Desde que as actividades foram iniciadas, o Círculo esteve sempre sob observação da polícia política, que o classificará como “alfobre de oposicionistas ao regime vigente” e chegará a manter um “infiltrado” nas sessões para ir dando conta do acontecido. O que terá salvado a manutenção do Círculo foi o facto de, nos seus órgãos sociais, também constarem nomes considerados insuspeitos e pertencentes à elite local (Adelaide Rosado Pinto, Moniz Borba, Idalino Cabecinha, por exemplo) ou o próprio Secretário do Governo Civil (Fernando Cardoso); por outro lado, instituições como a Câmara Municipal de Setúbal e o Governo Civil apoiaram diversas iniciativas levadas a cabo pela instituição, o que dificultava excessos que a polícia política pudesse pretender... Não obstante isso, alguns dirigentes do Círculo conheceram a prisão, sob a alegação de “ligações orgânicas ao PCP ou a outras organizações clandestinas”.

Se, com o 25 de Abril, o Círculo funcionou, como refere Albérico Costa, como “o Quartel-General da Revolução”, pelo protagonismo que tiveram vários dos seus elementos na organização dos democratas, também se torna notório para o autor que um período de algumas divergências e tensões, o assumir de novas responsabilidades políticas por parte de alguns dos seus dirigentes, a multiplicidade de iniciativas culturais que muitas entidades passaram a promover e o facto de passar a existir ensino nocturno levarão a uma “progressiva perda de centralidade do CCS no espaço cultural e político da cidade”, que terá o seu termo na entrega das instalações da sede ao proprietário, depois de um tempo de dificuldade económica.

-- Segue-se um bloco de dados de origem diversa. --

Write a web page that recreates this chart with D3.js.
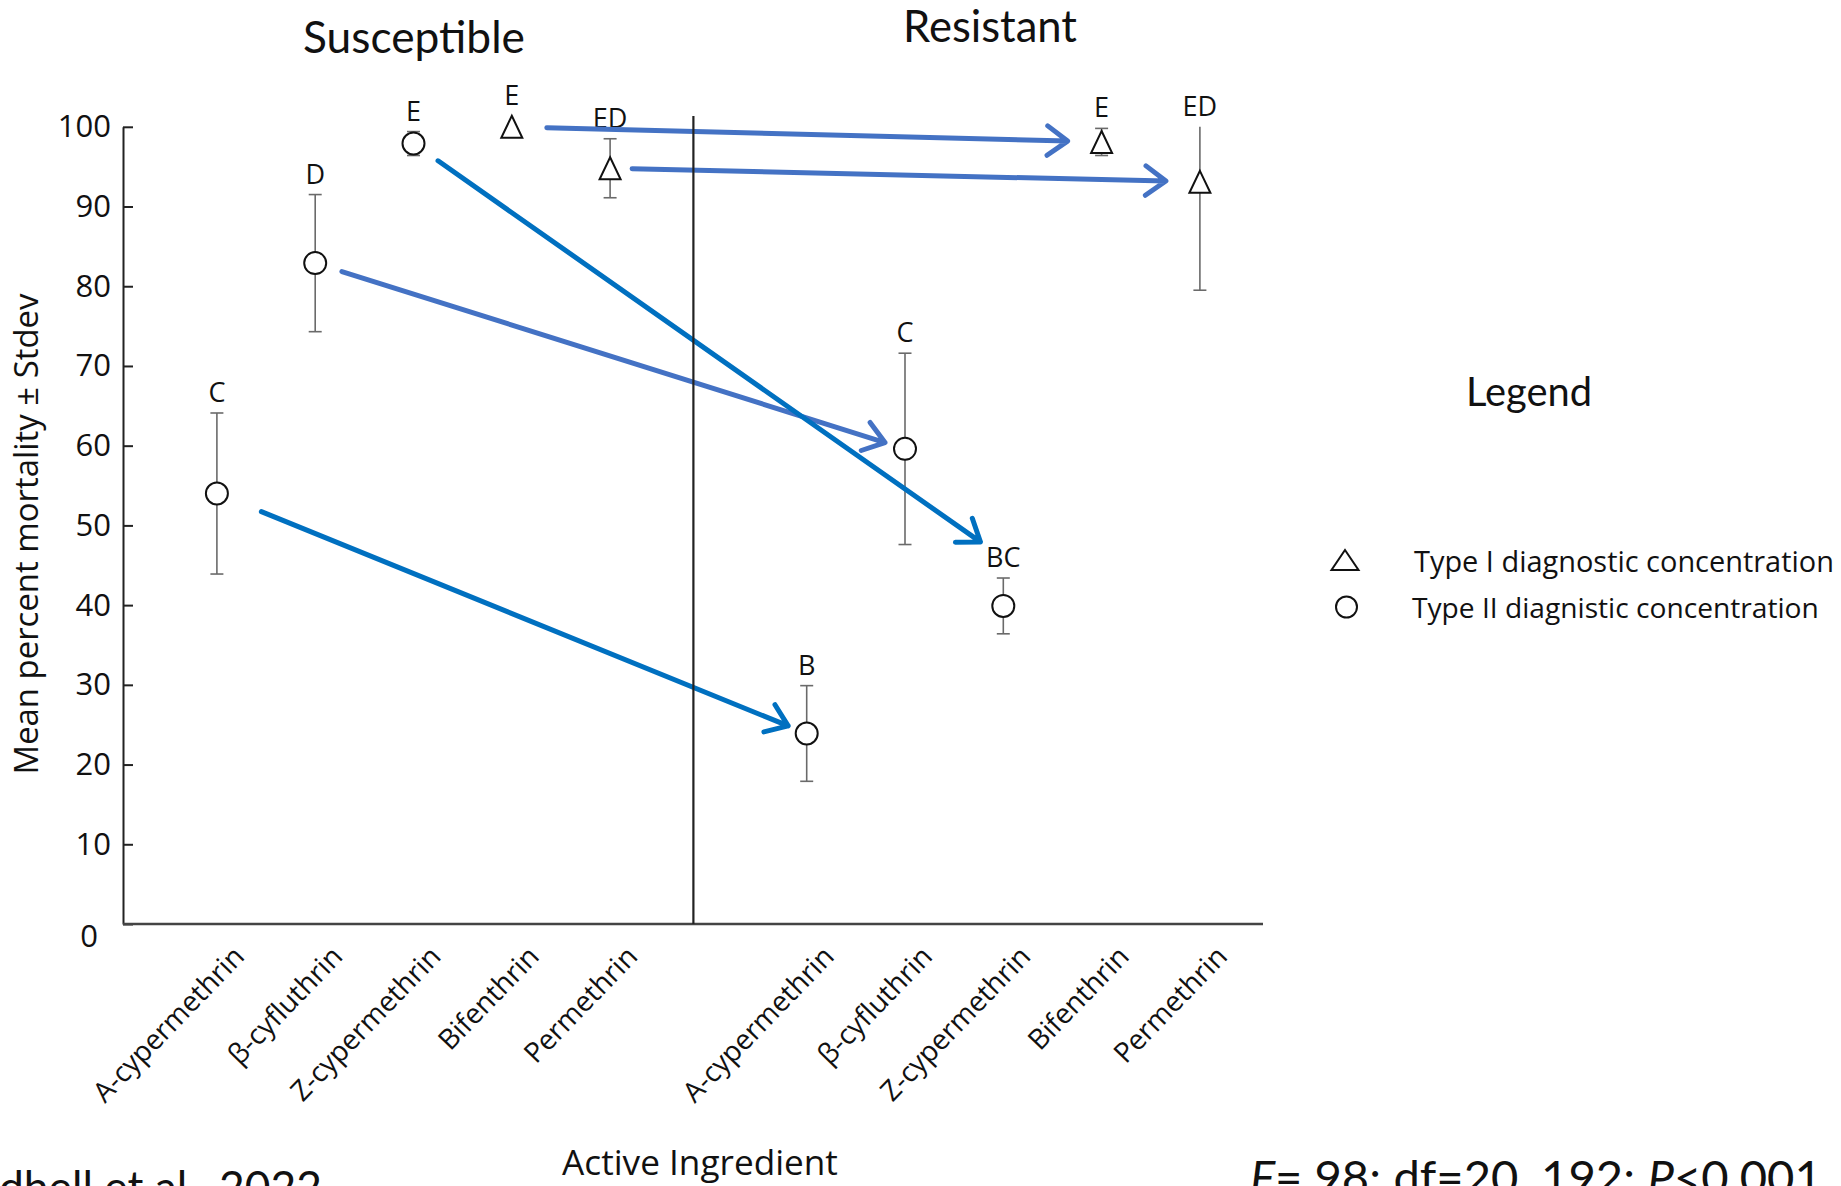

A investigação presente nesta obra faz justiça ao papel da instituição Círculo Cultural de Setúbal e a muitas das figuras que foram centrais na sua acção, num discurso que dá voz aos protagonistas e aos documentos que subsistem, contributo enriquecedor para a história da cultura em Setúbal.

* João Reis Ribeiro. "500 Palavras". O Setubalense: n.º 1343, 2024-07-17, pg. 10.